Marlene settles into the area and befriends fellow pensioner Helen Daniels (Anne Haddy) and later runs her own bric-a-brac shop and plays surrogate mother to teenage runaway Bianca Zanotti (Anna Gagliardi). After Bianca's departure Marlene later takes in lodgers Annalise Hartman (Kimberley Davies) and Cody Willis (Peta Brady). After Cheryl's relationship with Lou Carpenter (Tom Oliver) breaks down, Cheryl, her daughter Louise and son Darren Stark (Todd MacDonald) move into Number 24 with her. Cheryl is later killed in a car accident, leaving the family devastated and Marlene is left to keep the peace between Lou and Darren. When Madge returns to Erinsborough to reconcile with her husband, Harold, Marlene moves in next door with Lou and rents the house to the Bishops.

Marlene takes a job working for Karl Kennedy (Alan Fletcher) and finds herself competing with Sarah Beaumont (Nicola Charles) for the title of Receptionist of the Year. She later leaves for a three-month cruise, but is not seen for eight years until she appears in Annalise's documentary about Ramsay Street, where she reveals she is still sailing the seas.

==Reception==
A writer for the BBC's Neighbours website stated that Marlene's most notable moment was "Reuniting with Cheryl after so long." To celebrate the 20th anniversary of the soap, the BBC Online readers were asked to nominate their twenty favourite obscure characters. Marlene came in tenth place and the readers commented "Marlene Kratz, the mother of Lou Carpenter's late wife Cheryl Stark. Reason? For heading off on a three-month cruise in the mid-1990s, never to be seen or spoken of again." A columnist for Inside Soap branded Marlene "the grooviest granny in Erinsborough, who throws herself into any worthy cause, and opens her house to every passing waif and stray." John Millar from the Daily Record called the character an "ageing cabbage patch doll".

To celebrate Neighbours 25th anniversary, British satellite broadcasting company Sky, included Marlene in their list of twenty-five characters who were the most memorable in the serial's history.

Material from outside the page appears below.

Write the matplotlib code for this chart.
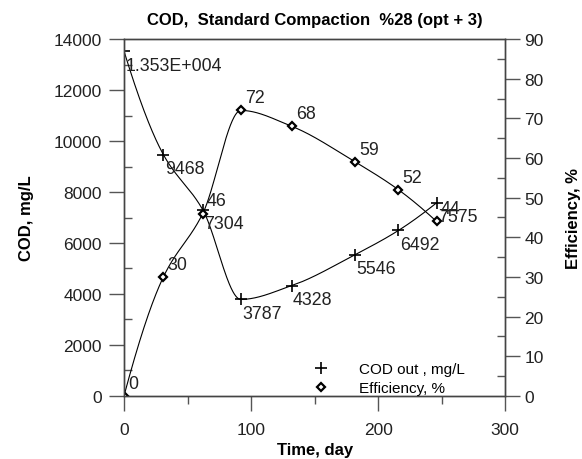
import numpy as np
import matplotlib
matplotlib.use("Agg")
import matplotlib.pyplot as plt
from matplotlib.ticker import MultipleLocator

plt.rcParams['font.family'] = ['Liberation Sans', 'DejaVu Sans']

time_days = [0, 31, 62, 92, 132, 182, 216, 246]
cod_out = [13530, 9468, 7304, 3787, 4328, 5546, 6492, 7575]
efficiency = [0, 30, 46, 72, 68, 59, 52, 44]
cod_labels = ['1.353E+004', '9468', '7304', '3787', '4328', '5546', '6492', '7575']
eff_labels = ['0', '30', '46', '72', '68', '59', '52', '44']


def pchip(x, y, n=500):
    x = np.asarray(x, float); y = np.asarray(y, float)
    h = np.diff(x); delta = np.diff(y) / h
    m = len(x); d = np.zeros(m)
    for k in range(1, m - 1):
        if delta[k - 1] * delta[k] > 0:
            w1 = 2 * h[k] + h[k - 1]; w2 = h[k] + 2 * h[k - 1]
            d[k] = (w1 + w2) / (w1 / delta[k - 1] + w2 / delta[k])
    d[0] = ((2 * h[0] + h[1]) * delta[0] - h[0] * delta[1]) / (h[0] + h[1])
    if np.sign(d[0]) != np.sign(delta[0]):
        d[0] = 0
    d[-1] = ((2 * h[-1] + h[-2]) * delta[-1] - h[-1] * delta[-2]) / (h[-1] + h[-2])
    if np.sign(d[-1]) != np.sign(delta[-1]):
        d[-1] = 0
    xs = np.linspace(x[0], x[-1], n); ys = np.empty_like(xs)
    for j, xv in enumerate(xs):
        i = min(np.searchsorted(x, xv, side='right') - 1, m - 2)
        t = (xv - x[i]) / h[i]
        h00 = 2 * t**3 - 3 * t**2 + 1; h10 = t**3 - 2 * t**2 + t
        h01 = -2 * t**3 + 3 * t**2; h11 = t**3 - t**2
        ys[j] = h00 * y[i] + h10 * h[i] * d[i] + h01 * y[i + 1] + h11 * h[i] * d[i + 1]
    return xs, ys


fig = plt.figure(figsize=(5.82, 4.6), dpi=100)
ax = fig.add_axes([0.213, 0.137, 0.655, 0.776])
ax2 = ax.twinx()

xs, ys = pchip(time_days, cod_out)
ax.plot(xs, ys, color='black', lw=0.8)
h1, = ax.plot(time_days, cod_out, linestyle='none', marker='+', color='black',
              markersize=8, markeredgewidth=1.2)
xs2, ys2 = pchip(time_days, efficiency)
ax2.plot(xs2, ys2, color='black', lw=0.8)
h2, = ax2.plot(time_days, efficiency, linestyle='none', marker='D', markersize=4.5,
               markerfacecolor='white', markeredgecolor='black', markeredgewidth=1.6)

for xv, yv, lab in zip(time_days, cod_out, cod_labels):
    ax.annotate(lab, (xv, yv), xytext=(1, -4), textcoords='offset points',
                ha='left', va='top', fontsize=12.8, color='#222222')
for xv, yv, lab in zip(time_days, efficiency, eff_labels):
    ax2.annotate(lab, (xv, yv), xytext=(3, 3), textcoords='offset points',
                 ha='left', va='bottom', fontsize=12.8, color='#222222')

ax.set_xlim(0, 300)
ax.set_ylim(0, 14000)
ax2.set_ylim(0, 90)
ax.xaxis.set_major_locator(MultipleLocator(100))
ax.xaxis.set_minor_locator(MultipleLocator(50))
ax.yaxis.set_major_locator(MultipleLocator(2000))
ax.yaxis.set_minor_locator(MultipleLocator(1000))
ax2.yaxis.set_major_locator(MultipleLocator(10))
ax2.yaxis.set_minor_locator(MultipleLocator(5))

tc = '#555555'
ax.tick_params(axis='x', which='major', direction='out', length=11, width=1, labelsize=12.5, pad=8, color=tc)
ax.tick_params(axis='x', which='minor', direction='out', length=6, width=1, color=tc)
ax.tick_params(axis='y', which='major', direction='out', length=11, width=1, labelsize=12.5, pad=5, color=tc)
ax.tick_params(axis='y', which='minor', direction='in', length=6, width=1, color=tc)
ax2.tick_params(axis='y', which='major', direction='out', length=11, width=1, labelsize=12.5, pad=3, color=tc)
ax2.tick_params(axis='y', which='minor', direction='in', length=6, width=1, color=tc)
for a in (ax, ax2):
    a.tick_params(labelcolor='#222222')
    for s in a.spines.values():
        s.set_color('#444444'); s.set_linewidth(1)

ax.set_xlabel('Time, day', fontsize=12, fontweight='bold', labelpad=3)
ax.set_ylabel('COD, mg/L', fontsize=12, fontweight='bold', labelpad=14)
ax2.set_ylabel('Efficiency, %', fontsize=12, fontweight='bold', labelpad=16)
ax.set_title('COD,  Standard Compaction  %28 (opt + 3)', fontsize=12, fontweight='bold', pad=11)

ax2.legend([h1, h2], ['COD out , mg/L', 'Efficiency, %'], loc='lower left',
           bbox_to_anchor=(0.48, -0.015), frameon=False, fontsize=11,
           handlelength=1.0, handletextpad=2.0, borderaxespad=0.0, labelspacing=0.35)

fig.savefig('out.png', dpi=100)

A writer for Sky said "Considering Marlene was originally introduced in the rather serious business of being estranged for several decades from daughter Cheryl, she made a name for herself with comic storylines, largely revolving around getting into trouble with grandchildren Sam, Brett and Dannii. With her nineties shirts and love of Elvis Presley, Marlene spent three years getting into old lady scrapes before leaving on a three-month cruise. That was in 1997, so she's due back any day now."

Alex Fletcher from Digital Spy made Marlene their "DS Icon" on 7 January 2011, calling her a legendary and special character. Of Marlene and her personality, Fletcher commented "Spending only three years on Ramsay Street, Marlene made an emotional impact on viewers who loved her wheeler dealer lifestyle (selling VCRs, running a bric-a-brac shop), constant scrapes and bantering with daughter Cheryl and son-in-law Lou Carpenter. Marlene, played by the delightful Moya O'Sullivan, was a crucial cog in the Golden Age of Neighbours in the '90s." Fletcher believed that the character's unusual exit and how she did not return from her cruise only added to the mystery surrounding her. The reporter added "The only glimpse we got of Marlene was a short clip in the 2005 anniversary show, where she was shown still sailing the seas. While that finally put to rest the rumours that Lou and Harold had bumped her off, her seemingly never-ending cruise still seems highly curious. Many suspect that she may have shacked up with a cheeky cabin boy, but we can't confirm that detail."